►

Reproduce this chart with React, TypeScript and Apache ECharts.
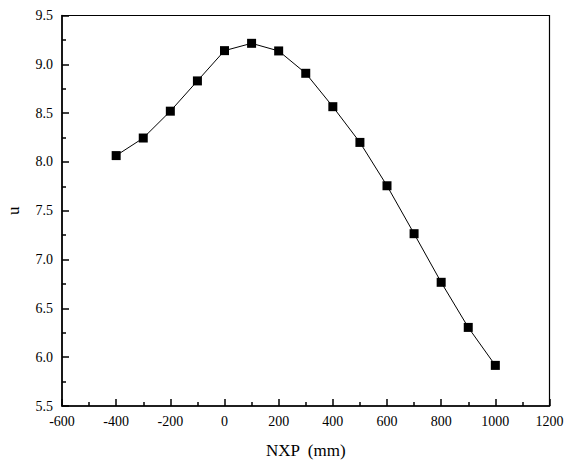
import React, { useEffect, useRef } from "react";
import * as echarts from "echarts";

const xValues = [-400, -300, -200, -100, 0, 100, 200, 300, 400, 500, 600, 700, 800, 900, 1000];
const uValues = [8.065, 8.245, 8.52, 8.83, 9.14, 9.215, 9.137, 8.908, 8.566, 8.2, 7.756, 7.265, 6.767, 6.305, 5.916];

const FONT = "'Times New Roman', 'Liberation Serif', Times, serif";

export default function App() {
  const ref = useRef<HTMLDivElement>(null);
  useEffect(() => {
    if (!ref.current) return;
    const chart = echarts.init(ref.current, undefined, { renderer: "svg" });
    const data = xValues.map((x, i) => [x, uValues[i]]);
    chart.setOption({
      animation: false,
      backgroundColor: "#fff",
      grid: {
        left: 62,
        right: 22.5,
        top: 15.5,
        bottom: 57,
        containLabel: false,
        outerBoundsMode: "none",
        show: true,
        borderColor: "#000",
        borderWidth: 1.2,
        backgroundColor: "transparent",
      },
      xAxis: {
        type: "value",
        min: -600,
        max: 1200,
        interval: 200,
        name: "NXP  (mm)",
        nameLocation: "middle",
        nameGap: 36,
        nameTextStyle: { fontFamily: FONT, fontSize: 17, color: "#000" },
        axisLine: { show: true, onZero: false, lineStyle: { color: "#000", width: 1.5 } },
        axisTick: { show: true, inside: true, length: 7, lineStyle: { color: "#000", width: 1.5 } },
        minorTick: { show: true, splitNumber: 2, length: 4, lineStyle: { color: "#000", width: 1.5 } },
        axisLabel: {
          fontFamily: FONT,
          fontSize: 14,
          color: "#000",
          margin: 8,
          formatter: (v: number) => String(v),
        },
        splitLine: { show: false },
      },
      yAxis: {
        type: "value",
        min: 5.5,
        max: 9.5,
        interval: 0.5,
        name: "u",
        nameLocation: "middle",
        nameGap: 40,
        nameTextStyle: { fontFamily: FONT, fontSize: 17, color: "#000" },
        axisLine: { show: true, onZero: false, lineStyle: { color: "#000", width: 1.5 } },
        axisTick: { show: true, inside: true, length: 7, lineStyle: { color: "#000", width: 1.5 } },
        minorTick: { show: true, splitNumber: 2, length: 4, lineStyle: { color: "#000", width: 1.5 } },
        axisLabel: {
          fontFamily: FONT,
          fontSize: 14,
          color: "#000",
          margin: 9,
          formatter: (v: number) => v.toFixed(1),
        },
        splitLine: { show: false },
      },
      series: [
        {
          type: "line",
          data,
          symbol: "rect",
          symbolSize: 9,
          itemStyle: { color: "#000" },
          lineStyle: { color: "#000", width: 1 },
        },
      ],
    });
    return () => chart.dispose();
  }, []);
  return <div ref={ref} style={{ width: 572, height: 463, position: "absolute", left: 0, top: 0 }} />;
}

◄

WRITTEN INSTRUCTION ::
Pictures stay out. Print the data exactly, from its first line through the line containing "New Roman', 'Liberation".

OUTPUT FOR THIS TASK ::
Reproduce this chart with React, TypeScript and Apache ECharts.
import React, { useEffect, useRef } from "react";
import * as echarts from "echarts";

const xValues = [-400, -300, -200, -100, 0, 100, 200, 300, 400, 500, 600, 700, 800, 900, 1000];
const uValues = [8.065, 8.245, 8.52, 8.83, 9.14, 9.215, 9.137, 8.908, 8.566, 8.2, 7.756, 7.265, 6.767, 6.305, 5.916];

const FONT = "'Times New Roman', 'Liberation Serif', Times, serif";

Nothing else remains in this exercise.